Rod Stewart – You’re In My Heart (from One Night Only!)
He Took a 1977 love song into the Royal Albert Hall in 2004 and sang it like time had only sharpened the ache.
By the time Rod Stewart reached “You’re in My Heart” at the Royal Albert Hall, the song was no longer just a soft-focus hit from the late seventies. In that room on October 13, 2004, it landed as a piece of personal history carried into a new phase of his career: older, looser, more reflective, and framed by an audience that knew every turn of the melody before he sang a word. That is what makes the One Night Only performance matter. It is not simply a famous singer revisiting a favorite. It is Stewart using one of his most openly sentimental songs to connect the swagger of his classic run with the more expansive, showman-like version of himself he had become by the early 2000s.
That context changes the way the performance plays. “You’re in My Heart (The Final Acclaim)” first appeared in 1977 on Foot Loose & Fancy Free, written by Stewart and produced by Tom Dowd at a moment when he was balancing hard-edged rock, radio balladry, and tabloid-sized charisma better than almost anyone in mainstream pop. On paper, it is a love song with unusual tenderness for an artist more often associated with raspy bravado. In practice, it became one of the records that defined how he could soften his voice without losing his identity. It climbed to No. 4 in the United States and No. 3 in the U.K., which helps explain why the Royal Albert Hall crowd treats the opening lines less like a nostalgia cue than a shared possession.
The song that aged with him
What Stewart understood, and what this performance proves, is that “You’re in My Heart” grows more persuasive with age.

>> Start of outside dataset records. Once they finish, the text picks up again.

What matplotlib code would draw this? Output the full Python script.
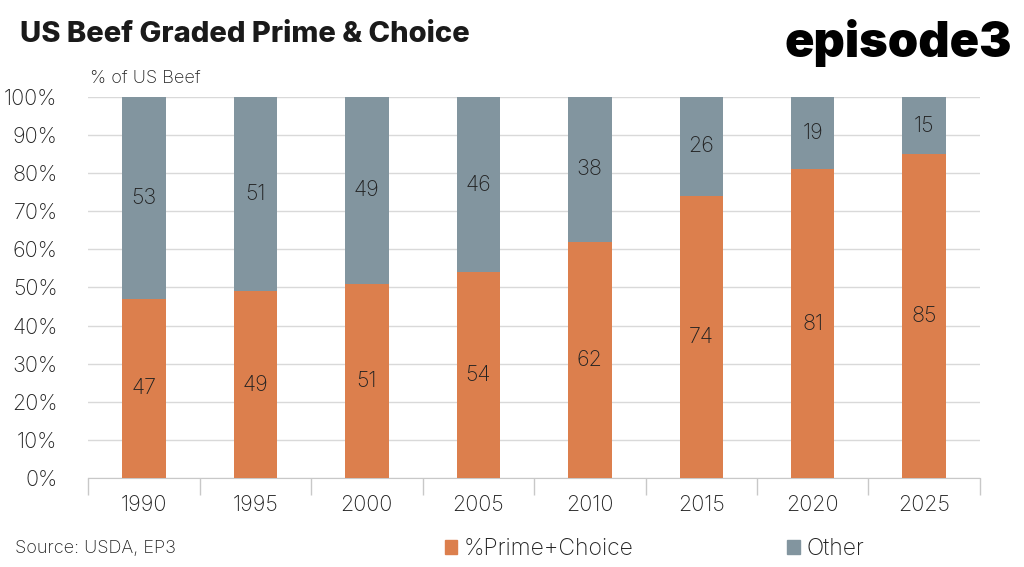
import matplotlib.pyplot as plt
from matplotlib.patches import Patch

plt.rcParams['font.family'] = ['Inter', 'DejaVu Sans']

years = ['1990', '1995', '2000', '2005', '2010', '2015', '2020', '2025']
prime_choice = [47, 49, 51, 54, 62, 74, 81, 85]
other = [53, 51, 49, 46, 38, 26, 19, 15]

ORANGE = '#DC7F4D'
GRAY = '#82959F'
TEXT = '#222222'

fig = plt.figure(figsize=(10.24, 5.67), dpi=100)
ax = fig.add_axes([0.086, 0.157, 0.871, 0.672])

x = range(len(years))
ax.bar(x, prime_choice, width=0.39, color=ORANGE, zorder=3)
ax.bar(x, other, width=0.39, bottom=prime_choice, color=GRAY, zorder=3)

for i in x:
    ax.text(i, prime_choice[i] / 2, str(prime_choice[i]), ha='center', va='center',
            fontsize=15.5, color=TEXT, fontweight='light', zorder=4)
    ax.text(i, prime_choice[i] + other[i] / 2, str(other[i]), ha='center', va='center',
            fontsize=15.5, color=TEXT, fontweight='light', zorder=4)

ax.set_xlim(-0.5, len(years) - 0.5)
ax.set_ylim(0, 100)
ax.set_yticks(range(0, 101, 10))
ax.set_yticklabels([f'{v}%' for v in range(0, 101, 10)], fontsize=15.5, color=TEXT,
                   fontweight='light')
ax.set_xticks(list(x))
ax.set_xticklabels(years, fontsize=15.5, color=TEXT, fontweight='light')
ax.tick_params(axis='x', length=0, pad=12)
ax.tick_params(axis='y', length=0, pad=22)
ax.set_xticks([i - 0.5 for i in range(len(years) + 1)], minor=True)
ax.tick_params(axis='x', which='minor', length=12, color='#C8C8C8', width=1)

ax.grid(axis='y', color='#D9D9D9', linewidth=1, zorder=0)
for s in ['top', 'right', 'left']:
    ax.spines[s].set_visible(False)
ax.spines['bottom'].set_color('#C8C8C8')

fig.text(0.02, 0.94, 'US Beef Graded Prime & Choice', fontsize=21, fontweight='heavy',
         color='#1a1a1a', va='center')
fig.text(0.988, 0.925, 'episode3', fontsize=35, fontweight='black', color='black',
         ha='right', va='center')
fig.text(0.088, 0.862, '% of US Beef', fontsize=13, color=TEXT, va='center',
         fontweight='light')
fig.text(0.015, 0.032, 'Source: USDA, EP3', fontsize=13, color=TEXT, va='center',
         fontweight='light')

handles = [Patch(color=ORANGE), Patch(color=GRAY)]
leg = fig.legend(handles, ['%Prime+Choice', 'Other'], loc='center left',
                 bbox_to_anchor=(0.414, 0.032), ncol=2, frameon=False, fontsize=16.5,
                 handlelength=0.55, handleheight=0.55, handletextpad=0.3,
                 columnspacing=6.7, labelcolor=TEXT)
for t in leg.get_texts():
    t.set_fontweight('light')

fig.savefig('out.png', dpi=100)
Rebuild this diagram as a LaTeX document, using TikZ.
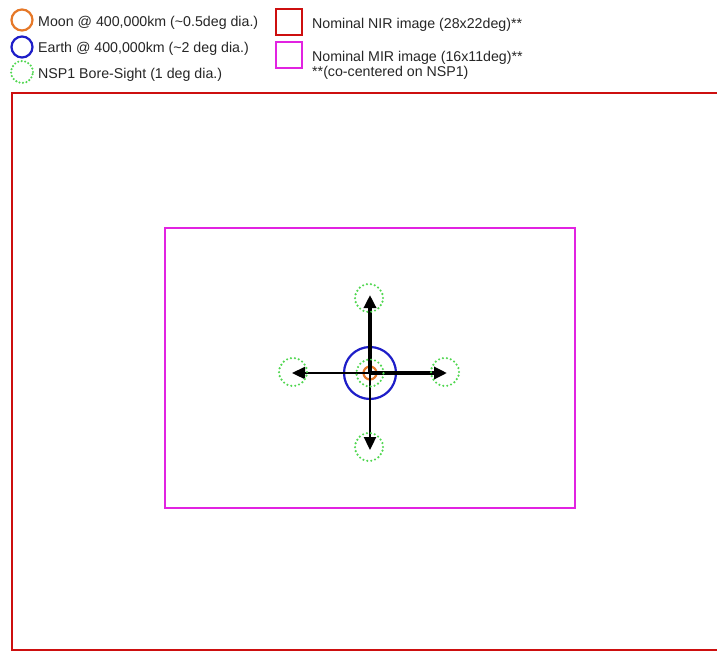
\documentclass[tikz,border=0pt]{standalone}
\usepackage{fontspec}
\setmainfont{Liberation Sans}
\usetikzlibrary{arrows.meta}
\definecolor{nirred}{RGB}{205,15,15}
\definecolor{mirmag}{RGB}{225,35,225}
\definecolor{earthblue}{RGB}{30,30,200}
\definecolor{moonorange}{RGB}{230,120,40}
\definecolor{bsgreen}{RGB}{80,215,80}
\begin{document}
\begin{tikzpicture}[x=1pt,y=-1pt,
 lbl/.style={anchor=base west,inner sep=0,font=\fontsize{14.2}{16}\selectfont,text=black!85},
 moon/.style={circle,draw=moonorange,line width=2.2pt,inner sep=0},
 earth/.style={circle,draw=earthblue,line width=2.2pt,inner sep=0},
 bore/.style={circle,draw=bsgreen,line width=2.4pt,dash pattern=on 0pt off 4pt,line cap=round,inner sep=0,minimum size=28pt},
 nir/.style={draw=nirred,line width=2.3pt},
 mir/.style={draw=mirmag,line width=2.3pt},
 legsq/.style={inner sep=0,minimum size=26pt},
 thickarr/.style={line width=4.5pt,-{Triangle[length=13pt,width=12pt]}},
 thinarr/.style={line width=2.3pt,-{Triangle[length=13pt,width=12pt]}},
]
\useasboundingbox (0,0) rectangle (717,651);
\clip (0,0) rectangle (717,651);
\fill[white] (0,0) rectangle (717,651);

% legend
\node[moon,minimum size=21pt] (legmoon) at (22,20) {};
\node[earth,minimum size=21pt] (legearth) at (22,47) {};
\node[bore,minimum size=22pt,dash pattern=on 0pt off 3.5pt] (legbore) at (22,72) {};
\node[lbl] (tmoon) at (38,26) {Moon @ 400,000km (\textasciitilde0.5deg dia.)};
\node[lbl] (tearth) at (38,52) {Earth @ 400,000km (\textasciitilde2 deg dia.)};
\node[lbl] (tbore) at (38,78) {NSP1 Bore-Sight (1 deg dia.)};

\node[nir,legsq] (legnir) at (289,22) {};
\node[mir,legsq] (legmir) at (289,55) {};
\node[lbl] (tnir) at (312,28) {Nominal NIR image (28x22deg)**};
\node[lbl] (tmir) at (312,61) {Nominal MIR image (16x11deg)**};
\node[lbl] (tco) at (312,76.5) {**(co-centered on NSP1)};

% image frames
\draw[nir] (12,93) rectangle (740,650);
\node[mir,inner sep=0,minimum width=410pt,minimum height=280pt] (mirbox) at (370,368) {};

% centre
\coordinate (c) at (370,373);
\node[earth,minimum size=52pt] (earth) at (c) {};
\node[moon,minimum size=13pt] (moon) at (c) {};

\coordinate (tipU) at (370,295);
\coordinate (tipD) at (370,450);
\coordinate (tipL) at (292,373);
\coordinate (tipR) at (447,373);
\draw[thickarr] (c) -- (tipU);
\draw[thickarr] (c) -- (tipR);
\draw[thinarr] (c) -- (tipL);
\draw[thinarr] (c) -- (tipD);

\node[bore,minimum size=27pt] (bc) at (c) {};
\node[bore] (bu) at (369,298) {};
\node[bore] (bd) at (369,447) {};
\node[bore] (bl) at (293,372) {};
\node[bore] (br) at (445,372) {};
\end{tikzpicture}
\end{document}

In 1977, its appeal came partly from contrast. Here was a singer known for mischief and bravado delivering a romantic song with real warmth, and doing it without sanding off the roughness in his voice. By 2004, that roughness had become part of the meaning. The vocal on One Night Only is not trying to recreate the studio single note for note. It leans into grain, breath, and phrasing. Stewart lets the lines settle instead of hurrying them, which gives the performance a reflective weight the original hinted at but did not fully need. A younger man sings it as devotion. An older performer sings it with memory inside it.
The setting helps. Royal Albert Hall always asks artists to think in scale, and Stewart meets that challenge by refusing to overplay the song. Rather than forcing it into a grandstanding showpiece, he lets the arrangement do the lifting. The band keeps the performance broad and elegant, giving the chorus room to bloom while preserving the directness that made the record a crossover success in the first place. That balance is essential to Stewart’s best live work. He has always been a crowd-pleaser, but his stronger performances do not confuse sentiment with excess. This one works because he trusts the song’s shape, then adds the lived-in authority of a singer who no longer has to prove he can sell a ballad to a rock audience.
Royal Albert Hall as a frame, not a backdrop
The 2004 show also arrived at a revealing point in Stewart’s career. His Great American Songbook albums had widened his audience and reintroduced him as an interpreter of standards, but One Night Only made the case that the older catalog still carried its own emotional force. In that sense, “You’re in My Heart” becomes more than a familiar title in the set. It becomes evidence that Stewart’s original songs could stand comfortably alongside the standards he had recently embraced. The venue, the occasion, and the benefit setting for The Prince’s Trust all sharpen that impression. Instead of treating the performance as a museum piece, Stewart folds it into a larger self-portrait: rock star, balladeer, veteran entertainer, and writer of songs sturdy enough to survive changes in fashion, voice, and audience expectation.
That is why this footage still holds up. It preserves a version of Rod Stewart that is impossible to reduce to one era. The man who first recorded “You’re in My Heart” in 1977 was still present, but so was the performer who had learned how to turn recollection into dramatic tension without making it look effortful. The Royal Albert Hall performance does not depend on novelty, reinvention, or spectacle. Its strength is simpler and harder to fake. Stewart walks a well-known song back into the spotlight and shows that its emotional center is still intact. In the process, One Night Only turns a major seventies hit into something rarer: a live performance that deepens the song instead of merely replaying it.